The Commissioner finds that the Authority failed to comply with Part 1 of the Freedom of Information (Scotland) Act 2002 (FOISA) in responding to the information request made by the Applicant. 

Specifically, the Commissioner finds that the Authority was not entitled to refuse to comply with the Applicant's request on the basis that it was vexatious.  In doing so, it failed to comply with section 1(1) of FOISA. 

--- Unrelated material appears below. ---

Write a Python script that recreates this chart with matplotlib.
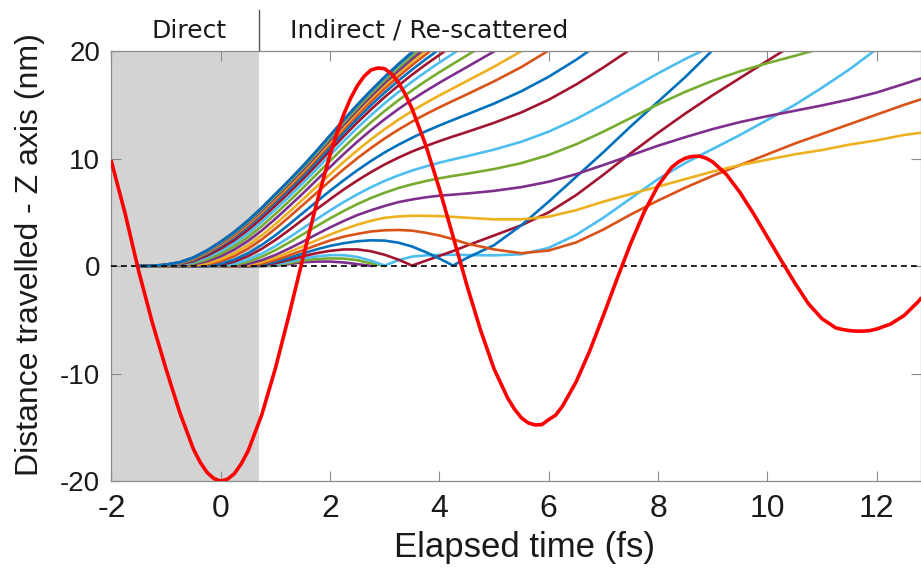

The Commissioner therefore requires the Authority to carry out a review, in terms of section 21 of FOISA, and respond otherwise than in terms of section 14(1), by 4 July 2025.

Appeal

Should either the Applicant or the Authority wish to appeal against this decision, they have the right to appeal to the Court of Session on a point of law only.  Any such appeal must be made within 42 days after the date of intimation of this decision.

Enforcement 

If the Authority fails to comply with this decision, the Commissioner has the right to certify to the Court of Session that the Authority has failed to comply.  The Court has the right to inquire into the matter and may deal with the Authority as if it had committed a contempt of court.